Ainda de acordo com a secretaria existem 7.500 vagas em albergues e a ociosidade é quase nula.
"Não existe isso de chegar na porta do albergue e o cidadão não ser atendido", diz a secretária de Assistência Social, Aldaíza Sposati. "Essa ocorrência, se houve, se trata de inépcia e omissão do funcionário do albergue. É preciso detectá-lo porque o agente não pode proceder dessa maneira."
Apesar da diferença entre oferta e demanda, a prefeitura nega que faltem vagas. "Temos vagas, sim. Temos inclusive uma central que age quando um albergue está lotado e busca uma vaga na rede. Temos tido sobra de vagas, mas temos capacidade para uma ampliação diária. Temos estoque de colchões, de roupas de cama, de alimentação e de camas de campanha", disse Sposati.
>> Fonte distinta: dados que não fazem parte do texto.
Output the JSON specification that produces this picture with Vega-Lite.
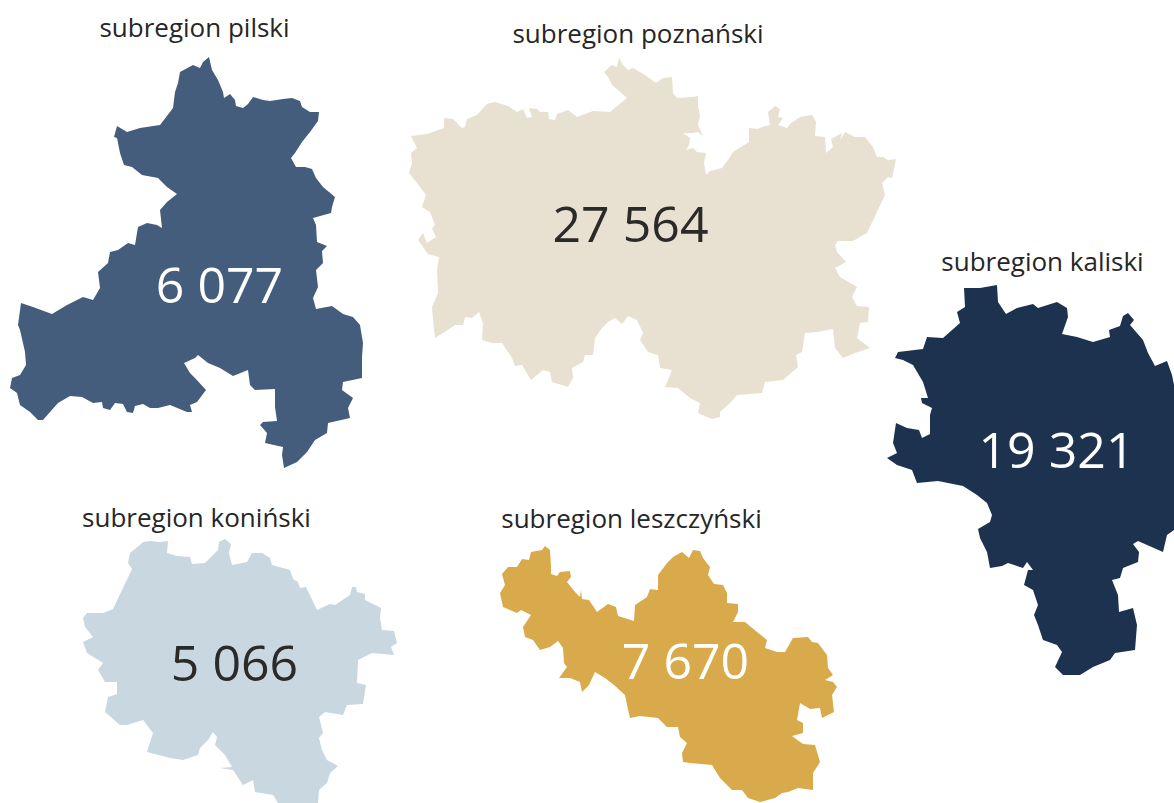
{"$schema":"https://vega.github.io/schema/vega-lite/v6.json","width":1174,"height":803,"padding":0,"autosize":"none","background":"white","view":{"stroke":null},"config":{"font":"Open Sans"},"projection":{"type":"identity","scale":1,"translate":[0,0]},"resolve":{"scale":{"color":"independent"}},"layer":[{"data":{"values":[
{"type":"Feature","properties":{"name":"subregion pilski"},"geometry":{"type":"Polygon","coordinates":[[[209,57],[212,70],[218,80],[223,92],[224,98],[230,94],[235,100],[236,106],[243,108],[248,104],[253,97],[263,100],[270,101],[283,99],[292,98],[300,101],[302,107],[310,112],[319,112],[318,121],[310,132],[302,142],[295,153],[291,158],[296,167],[305,167],[312,169],[316,178],[323,187],[335,197],[332,207],[331,213],[313,218],[316,225],[317,242],[327,246],[322,251],[323,263],[316,270],[318,287],[313,298],[316,309],[332,306],[343,314],[353,317],[360,325],[363,343],[362,357],[362,378],[343,382],[342,390],[353,398],[348,408],[350,418],[328,423],[327,433],[315,440],[307,452],[297,462],[284,468],[282,455],[283,447],[265,443],[267,433],[260,425],[263,422],[277,421],[275,407],[275,389],[255,390],[250,385],[248,370],[233,376],[220,368],[208,363],[198,355],[195,358],[184,363],[190,373],[195,378],[206,390],[197,402],[190,405],[192,412],[187,412],[170,405],[158,408],[150,408],[143,404],[135,406],[133,413],[127,412],[123,404],[115,403],[110,410],[103,408],[102,402],[93,403],[82,397],[70,396],[58,403],[50,412],[43,420],[38,420],[30,412],[20,405],[17,393],[10,388],[12,378],[20,375],[26,365],[25,352],[20,330],[18,325],[21,303],[33,307],[52,314],[67,305],[83,297],[93,300],[100,288],[98,272],[108,263],[110,252],[118,250],[128,243],[135,245],[138,227],[147,223],[157,225],[162,228],[160,210],[167,202],[177,194],[167,187],[158,178],[142,175],[132,167],[124,165],[120,153],[117,138],[114,137],[117,126],[127,132],[140,128],[160,125],[170,112],[173,108],[175,92],[178,83],[180,72],[193,65],[200,68],[203,62],[209,57]]]}},
{"type":"Feature","properties":{"name":"subregion poznański"},"geometry":{"type":"Polygon","coordinates":[[[619,58],[623,65],[628,70],[633,68],[645,75],[656,83],[663,78],[672,77],[673,93],[677,98],[693,97],[698,96],[698,107],[700,115],[698,125],[703,136],[698,132],[692,133],[683,133],[690,138],[689,145],[686,150],[693,148],[697,152],[706,153],[704,163],[706,175],[710,171],[722,168],[728,160],[733,152],[749,142],[749,128],[758,129],[762,127],[770,125],[768,112],[775,106],[780,109],[778,117],[783,118],[778,125],[787,128],[790,124],[800,117],[812,115],[816,122],[815,136],[825,137],[826,153],[833,147],[831,139],[842,133],[840,140],[845,132],[855,137],[865,137],[873,147],[877,157],[883,157],[888,160],[896,159],[892,178],[888,177],[882,183],[885,195],[867,233],[853,241],[838,241],[835,245],[837,252],[846,262],[835,268],[840,277],[857,287],[852,297],[857,306],[869,307],[868,322],[860,323],[857,338],[870,348],[855,353],[843,358],[835,348],[833,329],[817,332],[805,333],[802,352],[796,355],[798,367],[783,380],[765,382],[762,393],[737,395],[730,403],[720,412],[720,417],[712,419],[698,413],[700,403],[690,398],[678,388],[665,387],[672,370],[660,368],[658,355],[648,352],[640,340],[643,333],[637,320],[628,316],[622,324],[615,318],[608,322],[602,328],[595,338],[593,355],[585,355],[583,362],[572,368],[573,378],[568,387],[552,382],[550,372],[543,370],[531,380],[522,365],[515,366],[512,358],[502,343],[492,343],[482,340],[483,323],[479,312],[472,318],[465,317],[463,325],[455,325],[443,333],[435,338],[433,320],[432,307],[438,293],[437,270],[439,257],[428,254],[418,240],[423,233],[427,243],[436,237],[432,228],[435,225],[430,212],[422,207],[426,195],[417,183],[409,173],[412,163],[411,153],[417,148],[411,136],[427,134],[444,128],[444,118],[453,119],[462,128],[465,127],[467,119],[477,115],[487,104],[495,102],[508,106],[517,112],[523,109],[527,118],[532,117],[529,108],[537,109],[540,112],[548,112],[549,119],[555,120],[557,114],[568,110],[577,117],[593,111],[610,112],[627,98],[618,90],[612,85],[608,77],[604,72],[612,65],[617,67],[619,58]]]}},
{"type":"Feature","properties":{"name":"subregion kaliski"},"geometry":{"type":"Polygon","coordinates":[[[997,285],[998,302],[1006,314],[1017,308],[1033,304],[1038,308],[1057,302],[1067,308],[1068,317],[1062,334],[1077,337],[1093,342],[1110,337],[1109,330],[1120,326],[1123,316],[1128,313],[1134,320],[1130,325],[1143,340],[1148,353],[1155,366],[1167,361],[1172,375],[1174,385],[1174,530],[1167,535],[1163,552],[1138,541],[1133,544],[1139,552],[1138,562],[1123,568],[1120,578],[1112,580],[1118,595],[1119,612],[1133,608],[1137,625],[1135,650],[1115,653],[1110,660],[1093,667],[1080,675],[1063,675],[1055,667],[1062,652],[1057,645],[1043,640],[1038,625],[1034,615],[1038,605],[1033,590],[1024,585],[1028,570],[1033,570],[1027,562],[1023,568],[1008,563],[1002,566],[990,568],[987,552],[980,538],[978,529],[990,522],[992,515],[987,503],[977,495],[963,486],[938,481],[917,483],[912,470],[897,465],[887,458],[897,453],[893,443],[896,423],[907,428],[919,430],[922,438],[930,434],[930,415],[932,408],[922,403],[921,398],[928,398],[923,382],[913,365],[903,360],[895,358],[898,352],[923,349],[927,337],[943,338],[960,323],[957,312],[965,307],[964,288],[980,288],[997,285]]]}},
{"type":"Feature","properties":{"name":"subregion koniński"},"geometry":{"type":"Polygon","coordinates":[[[143,542],[150,541],[160,542],[168,541],[167,553],[177,556],[190,557],[192,564],[205,563],[218,550],[219,542],[225,539],[231,544],[229,553],[232,565],[247,562],[252,553],[262,553],[270,558],[272,565],[290,570],[293,579],[298,582],[300,588],[306,587],[317,610],[330,604],[335,605],[350,595],[352,587],[356,587],[357,592],[365,594],[365,600],[381,608],[380,618],[382,630],[394,631],[397,643],[391,647],[394,655],[372,653],[358,660],[357,683],[366,685],[363,704],[347,705],[343,715],[325,712],[319,717],[323,733],[319,738],[322,750],[327,760],[338,766],[330,773],[327,783],[319,790],[318,803],[278,803],[273,795],[255,792],[253,780],[243,785],[233,770],[220,768],[232,767],[225,755],[215,745],[217,737],[213,732],[208,740],[200,748],[198,755],[183,760],[170,758],[147,752],[153,733],[143,720],[127,725],[120,725],[105,712],[108,697],[117,694],[117,682],[105,682],[98,670],[103,663],[87,653],[83,642],[93,637],[85,627],[83,618],[87,613],[103,613],[113,609],[132,569],[128,563],[130,553],[140,545],[143,542]]]}},
{"type":"Feature","properties":{"name":"subregion leszczyński"},"geometry":{"type":"Polygon","coordinates":[[[545,546],[550,550],[551,567],[551,574],[557,576],[560,572],[570,571],[571,577],[567,582],[575,592],[580,597],[581,590],[582,599],[589,600],[597,612],[608,604],[616,607],[618,616],[634,621],[635,605],[647,597],[650,589],[658,590],[658,575],[667,563],[673,557],[682,552],[689,558],[693,550],[700,551],[703,558],[710,567],[708,575],[714,584],[723,585],[727,593],[727,603],[738,604],[738,612],[733,622],[745,622],[757,632],[767,640],[765,648],[777,652],[785,652],[793,638],[808,637],[812,642],[818,643],[827,655],[828,668],[833,675],[825,680],[833,682],[837,687],[832,695],[834,712],[822,718],[820,708],[810,709],[800,703],[797,720],[803,723],[803,733],[792,736],[803,744],[815,745],[820,762],[813,773],[813,790],[798,788],[788,792],[782,793],[775,798],[760,802],[748,798],[742,790],[732,790],[720,778],[712,765],[690,763],[683,762],[682,753],[687,743],[680,737],[678,727],[667,727],[658,718],[640,716],[630,718],[627,705],[625,695],[614,685],[605,678],[595,672],[589,685],[582,692],[580,682],[570,678],[559,678],[567,667],[564,663],[563,648],[558,641],[550,647],[540,650],[533,640],[525,637],[523,627],[531,615],[521,610],[517,613],[503,607],[500,593],[505,585],[502,574],[508,567],[517,567],[522,559],[529,560],[531,552],[542,550],[545,546]]]}}
]},"mark":{"type":"geoshape","stroke":null,"strokeWidth":0},"encoding":{"color":{"field":"properties.name","type":"nominal","legend":null,"scale":{"domain":["subregion pilski","subregion poznański","subregion kaliski","subregion koniński","subregion leszczyński"],"range":["#445D7C","#E8E0D1","#1D324F","#C9D7E0","#D8AA4B"]}}}},
{"data":{"values":[
{"name":"subregion pilski","lon":194.5,"lat":28.5},
{"name":"subregion poznański","lon":638,"lat":34.5},
{"name":"subregion kaliski","lon":1042.5,"lat":262.5},
{"name":"subregion koniński","lon":196.5,"lat":518.5},
{"name":"subregion leszczyński","lon":631.5,"lat":519.5}
]},"mark":{"type":"text","font":"Open Sans","fontSize":26,"color":"#262626","align":"center","baseline":"middle"},"encoding":{"longitude":{"field":"lon","type":"quantitative"},"latitude":{"field":"lat","type":"quantitative"},"text":{"field":"name","type":"nominal"}}},
{"data":{"values":[
{"name":"subregion pilski","label":"6 077","lon":219.5,"lat":288},
{"name":"subregion poznański","label":"27 564","lon":630.5,"lat":227},
{"name":"subregion kaliski","label":"19 321","lon":1056.5,"lat":453},
{"name":"subregion koniński","label":"5 066","lon":234.5,"lat":666},
{"name":"subregion leszczyński","label":"7 670","lon":685.5,"lat":664}
]},"mark":{"type":"text","font":"Open Sans","fontSize":50,"align":"center","baseline":"middle"},"encoding":{"longitude":{"field":"lon","type":"quantitative"},"latitude":{"field":"lat","type":"quantitative"},"text":{"field":"label","type":"nominal"},"color":{"field":"name","type":"nominal","legend":null,"scale":{"domain":["subregion pilski","subregion poznański","subregion kaliski","subregion koniński","subregion leszczyński"],"range":["#FFFFFF","#2B2A29","#FFFFFF","#2B2A29","#FFFFFF"]}}}}
]}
A secretária também afirmou que não há necessidade de um plano de emergência para o albergamento. "Nossa ação é contínua. Nosso serviço é permanente."
Para moradores de rua ouvidos pela reportagem, ampliar a rede de moradias provisórias e criar hotéis populares com diárias a R$ 1, como é oferecido no Rio, melhoraria o atendimento.
Outra sugestão é a flexibilização das regras nos albergues. "Nos albergues têm muitas regras rígidas para nós. Aí o pessoal acaba preferindo a independência e a liberdade da rua", afirma Cristiano Jorge do Nascimento, 28, morador de rua há dois anos. "Só se pode demorar três minutos no banho. Se chego atrasado, perco a janta."

Apoio psicológico
"Além da assistência social e do monitoramento, seria importante que os moradores de rua tivessem algum tipo de apoio psicológico. Muitos não conseguem mais lidar com regras depois de muito tempo nas ruas", afirma o ex-morador de rua Sebastião Nicomedi de Oliveira, 37. Para ele, isso explica por que muitas pessoas se recusarem a dormir em albergues.
Essa é a situação do marceneiro Alan Aparecido Braga, 40, que, mesmo cadastrado em um albergue, diz dormir todas as noites com um grupo de 20 pessoas na avenida Brigadeiro Luís Antônio, perto de um quartel. Questionado sobre sua escolha, ele diz que não quer "cuspir no prato que comeu", mas não gosta de ficar no albergue. "A pessoa tem que ir lá para ver qual é a realidade."
O pintor João Victor dos Santos, 22, também deixou de dormir sozinho. "Conhecia o Pantera [Ivanildo Amaro da Silva, morto na quinta]. Quando vi o corpo dele, não acreditei. E procurei o pessoal para a gente fazer essa união."